In the 1980s, Spomenka and her husband Tine Hribar became important members of a newly formed circle of critical Slovene intellectuals, gathered around the journal Nova revija.

1983

In 1983, she started writing the essay "Guilt and Sin" (Krivda in greh), which became one of the most influential texts in post-war Slovenia.

In the essay, meant for publishing in a collective volume on Edvard Kocbek, she denounced the mass killings in Slovenia after World War II.

1984

In early 1984, the essay leaked to the officials of the League of Communists of Slovenia.

In September of the same year, shortly before the planned issue of the volume, the official Slovenian press launched a campaign against Spomenka Hribar, accusing her of counter-revolutionary attitudes and slander against the partisan resistance.

1985

In 1985, she was expelled from the Communist Party.

Despite the denigration campaign, many important public figures rose to her defence, including the sociologist Pavle Gantar.

In this period, she was first called "the Slovene Antigone", an epitome that has stuck to her since then.

1987

In 1987, she was a co-author of the Contributions for the Slovenian National Program, a collective text in which several Slovene public intellectuals and scholars demanded a sovereign and democratic Slovenian state.

1989

In 1989, she was one of the co-founders of the Slovenian Democratic Union, one of the first anti-Communist parties in Slovenia.

Together with her husband Tine Hribar and the jurists France Bučar and Peter Jambrek She became one of the party's foremost theoreticians.

1990

In the first free elections in Slovenia in April 1990, won by the Democratic Opposition of Slovenia, she was elected to the Slovenian Parliament.

Between 1990 and 1991, she was very active in the endeavours for the separation of Slovenia from Yugoslavia.

Together with Jože Pučnik, she emerged as the leader of the DEMOS coalition majority in the Lower Chamber of the Slovenian Parliament.

At the same time, she grew increasingly critical to the right wing of the DEMOS coalition, embodied by the Slovene Christian Democrats, whom she accused of backing the Roman Catholic Church and favouring their own sectarian vision of neo-conservative revisionism against the common endeavours for Slovenian independence from Yugoslavia.

After the Ten-Day War, Hribar turned against the conservative wing of her own party, the Slovenian Democratic Union.

In the 1990s, Spomenka Hribar emerged as one of the strongest critics of the politician Janez Janša, one of the leaders of the Slovenian right wing.

1991

The clash resulted in the split of the party between the social liberal Democratic Party and the liberal conservative National Democratic Party, which occurred in late 1991.

1992

In 1992, Hribar was among those who pushed for the dissolution of the DEMOS coalition, and backed the formation of a centre left government under the Liberal Democrat Janez Drnovšek.

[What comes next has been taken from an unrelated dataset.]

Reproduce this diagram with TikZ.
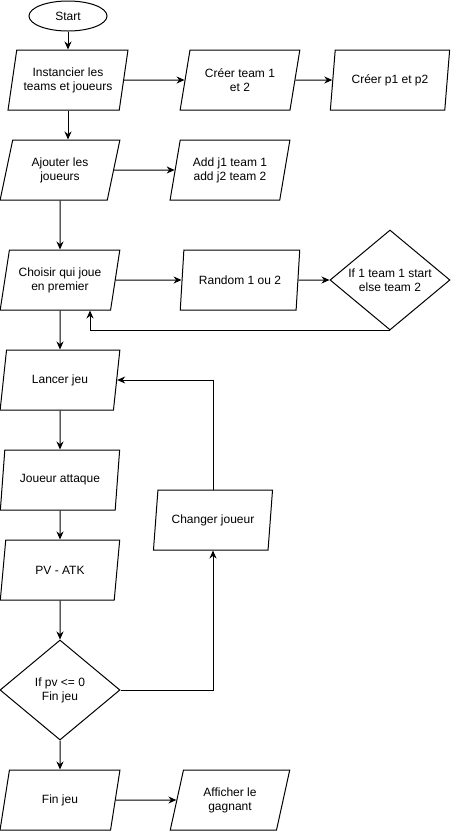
\documentclass[tikz,border=0pt]{standalone}
\usepackage{fontspec}
\setmainfont{Liberation Sans}
\usetikzlibrary{shapes.geometric,arrows.meta,calc}
\begin{document}
\begin{tikzpicture}[x=1pt,y=-1pt,
  every node/.style={font=\fontsize{12}{14}\selectfont, align=center},
  para/.style={draw, line width=1pt, trapezium, trapezium left angle=73.3, trapezium right angle=106.7,
    trapezium stretches=true, minimum width=120pt, minimum height=60pt, inner sep=0pt},
  dec/.style={draw, line width=1pt, diamond, aspect=1.2, minimum width=120pt, minimum height=100pt, inner sep=0pt},
  term/.style={draw, line width=1pt, ellipse, minimum width=78pt, minimum height=30pt, inner sep=0pt},
  conn/.style={line width=1pt, -{Stealth[length=8pt,width=7pt]}}]
\useasboundingbox (0,0) rectangle (451,831);
\node[term] (start) at (68,16) {Start};
\node[para] (inst) at (68,80) {Instancier les\\teams et joueurs};
\node[para] (team) at (240,80) {Créer team 1\\et 2};
\node[para] (p12) at (390,80) {Créer p1 et p2};
\node[para] (ajout) at (60,170) {Ajouter les\\joueurs};
\node[para] (addj) at (230,170) {Add j1 team 1\\add j2 team 2};
\node[para] (choisir) at (60,280) {Choisir qui joue\\en premier};
\node[para] (random) at (240,280) {Random 1 ou 2};
\node[dec] (d1) at (390,280) {If 1 team 1 start\\else team 2};
\node[para] (lancer) at (60,380) {Lancer jeu};
\node[para] (attaque) at (60,480) {Joueur attaque};
\node[para] (pvatk) at (60,570) {PV - ATK};
\node[dec] (d2) at (60,690) {If pv <= 0\\Fin jeu};
\node[para] (fin) at (60,800) {Fin jeu};
\node[para] (affich) at (230,800) {Afficher le\\gagnant};
\node[para] (changer) at (213,520) {Changer joueur};

\draw[conn] (start) -- (inst);
\draw[conn] (inst.east) -- (team.west);
\draw[conn] (team.east) -- (p12.west);
\draw[conn] (inst.south) -- (inst.south |- ajout.north);
\draw[conn] (ajout.east) -- (addj.west);
\draw[conn] (ajout.south) -- (choisir.north);
\draw[conn] (choisir.east) -- (random.west);
\draw[conn] (random.east) -- (d1.west);
\draw[conn] (d1.south) -| ([xshift=30pt]choisir.south);
\draw[conn] (choisir.south) -- (lancer.north);
\draw[conn] (lancer.south) -- (attaque.north);
\draw[conn] (attaque.south) -- (pvatk.north);
\draw[conn] (pvatk.south) -- (d2.north);
\draw[conn] (d2.south) -- (fin.north);
\draw[conn] (fin.east) -- (affich.west);
\draw[conn] (d2.east) -| (changer.south);
\draw[conn] (changer.north) |- (lancer.east);
\end{tikzpicture}
\end{document}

Before the elections of 1992, Spomenka Hribar caused a famous controversy with the article "Stopping the Right Wing" (Zaustaviti desnico, sometimes erroneously rendered as an imperative, Zaustavite desnico, that is "Stop the Right Wing!").

In the article, she warned against the rise of right wing discourse in post-independence Slovenia.

After the failure of the Democratic Party in 1992, Hribar withdrew from party politics, but remained in public life as a commentator and columnist.

In her articles, she has stood up for various left liberal values in various contexts, from bioethics to immigration and integration policies.

Her criticism towards the Slovenian right wing gradually brought Hribar closer to the Slovenian left wing, including then- President of Slovenia Milan Kučan and the third way reformist circles within the United List of Social Democrats.

She frequently, however, took a more nationalist stand regarding foreign policy, especially the border disputes with neighbouring Croatia.